>> START

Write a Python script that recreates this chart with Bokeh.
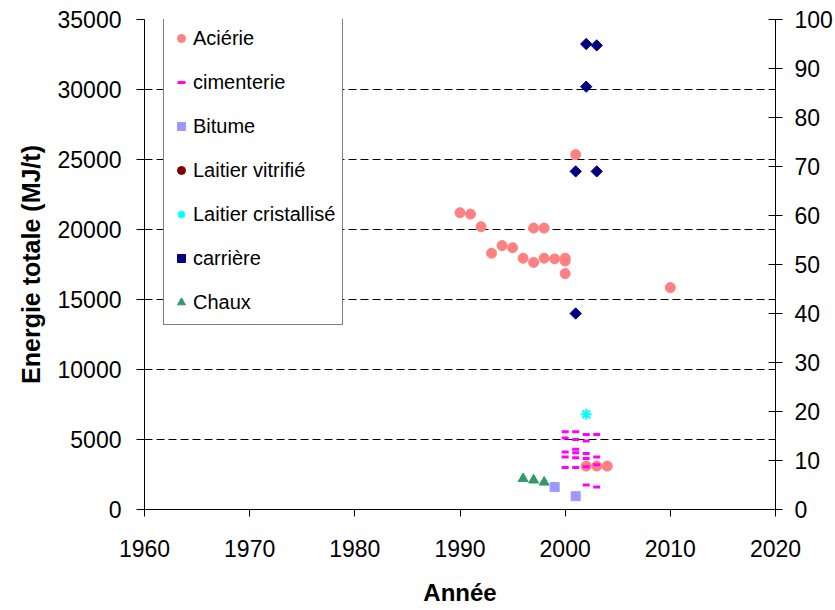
import math
from bokeh.plotting import figure
from bokeh.models import Range1d, LinearAxis, FixedTicker, Legend, LegendItem
from bokeh.embed import file_html
from bokeh.resources import INLINE

# ---- data ----
acierie_year = [1990, 1991, 1992, 1993, 1994, 1995, 1996, 1997, 1997, 1998, 1998, 1999,
                2000, 2000, 2000, 2001, 2002, 2003, 2004, 2010]
acierie_val = [21200, 21100, 20200, 18300, 18850, 18700, 17950, 17650, 20100, 20100, 17950, 17900,
               17950, 17750, 16850, 25350, 3100, 3100, 3100, 15850]

cimenterie_year = [2000, 2000, 2000, 2000, 2000,
                   2001, 2001, 2001, 2001, 2001, 2001,
                   2002, 2002, 2002, 2002, 2002, 2002,
                   2003, 2003, 2003, 2003]
cimenterie_val = [5550, 5100, 4100, 3750, 3000,
                  5550, 5000, 4300, 4050, 3700, 3000,
                  5350, 4900, 4000, 3650, 3050, 1750,
                  5350, 3750, 3200, 1600]

bitume_year = [1999, 2001]
bitume_val = [1600, 950]

# no visible point for this series in the chart (legend entry only)
vitrifie_year = [float("nan")]
vitrifie_val = [float("nan")]

cristallise_year = [2002]
cristallise_val = [6800]

carriere_year = [2001, 2001, 2002, 2002, 2003, 2003]
carriere_val = [24150, 14000, 33250, 30200, 33150, 24150]

chaux_year = [1996, 1997, 1998]
chaux_val = [2200, 2100, 1950]

x_ticks = [1960, 1970, 1980, 1990, 2000, 2010, 2020]
y_ticks = [0, 5000, 10000, 15000, 20000, 25000, 30000, 35000]
y2_ticks = [0, 10, 20, 30, 40, 50, 60, 70, 80, 90, 100]

FONT = "Liberation Sans"

p = figure(width=835, height=610, output_backend="svg", toolbar_location=None,
           x_range=Range1d(1960, 2020), y_range=Range1d(0, 35000),
           min_border_left=144, min_border_right=59, min_border_top=19, min_border_bottom=101)
p.outline_line_color = None
p.background_fill_color = "white"
p.border_fill_color = "white"

p.xgrid.visible = False
p.ygrid.ticker = FixedTicker(ticks=y_ticks[1:])
p.ygrid.grid_line_color = "black"
p.ygrid.grid_line_width = 1
p.ygrid.grid_line_dash = "8 4"

# bottom axis
xa = p.xaxis[0]
xa.ticker = FixedTicker(ticks=x_ticks)
xa.major_tick_in = 0
xa.major_tick_out = 7
xa.minor_tick_line_color = None
xa.axis_line_color = "black"
xa.major_tick_line_color = "black"
xa.major_label_text_font = FONT
xa.major_label_text_font_size = "23px"
xa.major_label_text_color = "black"
xa.major_label_standoff = 23
xa.axis_label = "Année"
xa.axis_label_text_font = FONT
xa.axis_label_text_font_style = "bold"
xa.axis_label_text_font_size = "24px"
xa.axis_label_text_color = "black"
xa.axis_label_standoff = 19

# left axis
ya = p.yaxis[0]
ya.ticker = FixedTicker(ticks=y_ticks)
ya.major_tick_in = 0
ya.major_tick_out = 8
ya.minor_tick_line_color = None
ya.axis_line_color = "black"
ya.major_tick_line_color = "black"
ya.major_label_text_font = FONT
ya.major_label_text_font_size = "23px"
ya.major_label_text_color = "black"
ya.major_label_standoff = 15
ya.axis_label = "Energie totale (MJ/t)"
ya.axis_label_text_font = FONT
ya.axis_label_text_font_style = "bold"
ya.axis_label_text_font_size = "25px"
ya.axis_label_text_color = "black"
ya.axis_label_standoff = 10

# right axis
p.extra_y_ranges = {"pct": Range1d(0, 100)}
ra = LinearAxis(y_range_name="pct", ticker=FixedTicker(ticks=y2_ticks))
ra.major_tick_in = 7
ra.major_tick_out = 7
ra.minor_tick_line_color = None
ra.axis_line_color = "black"
ra.major_tick_line_color = "black"
ra.major_label_text_font = FONT
ra.major_label_text_font_size = "23px"
ra.major_label_text_color = "black"
ra.major_label_standoff = 12
p.add_layout(ra, "right")

# series
r_ac = p.scatter(acierie_year, acierie_val, marker="circle", size=10,
                 fill_color="#FF8080", line_color="#FF8080")
r_ci = p.scatter(cimenterie_year, cimenterie_val, marker="dash", size=7,
                 line_color="#FF00FF", line_width=3)
r_bi = p.scatter(bitume_year, bitume_val, marker="square", size=9,
                 fill_color="#9999FF", line_color="#9999FF")
r_lv = p.scatter(vitrifie_year, vitrifie_val, marker="circle", size=10,
                 fill_color="#800000", line_color="#800000")
r_lc = p.scatter(cristallise_year, cristallise_val, marker="asterisk", size=11,
                 line_color="#00FFFF", line_width=2)
r_ca = p.scatter(carriere_year, carriere_val, marker="square", size=8, angle=math.pi / 4,
                 fill_color="#000080", line_color="#000080")
r_ch = p.scatter(chaux_year, chaux_val, marker="triangle", size=10,
                 fill_color="#339966", line_color="#339966")

legend = Legend(items=[
    LegendItem(label="Aciérie", renderers=[r_ac]),
    LegendItem(label="cimenterie", renderers=[r_ci]),
    LegendItem(label="Bitume", renderers=[r_bi]),
    LegendItem(label="Laitier vitrifié", renderers=[r_lv]),
    LegendItem(label="Laitier cristallisé", renderers=[r_lc]),
    LegendItem(label="carrière", renderers=[r_ca]),
    LegendItem(label="Chaux", renderers=[r_ch]),
], location=(19, 184))
legend.padding = 7
legend.glyph_width = 20
legend.glyph_height = 30
legend.label_height = 30
legend.spacing = 14
legend.label_standoff = 2
legend.margin = 0
legend.label_text_font = FONT
legend.label_text_font_size = "20px"
legend.label_text_color = "black"
legend.border_line_color = "black"
legend.border_line_width = 1
legend.background_fill_color = "white"
legend.background_fill_alpha = 1.0
p.add_layout(legend, "center")

open("out.html", "w").write(file_html(p, INLINE))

>> END

● What is required
Write out an exact copy of the listing, first line through the line containing "from bokeh.resources import INLINE", with the pictures left out.

● Exercise result
Write a Python script that recreates this chart with Bokeh.
import math
from bokeh.plotting import figure
from bokeh.models import Range1d, LinearAxis, FixedTicker, Legend, LegendItem
from bokeh.embed import file_html
from bokeh.resources import INLINE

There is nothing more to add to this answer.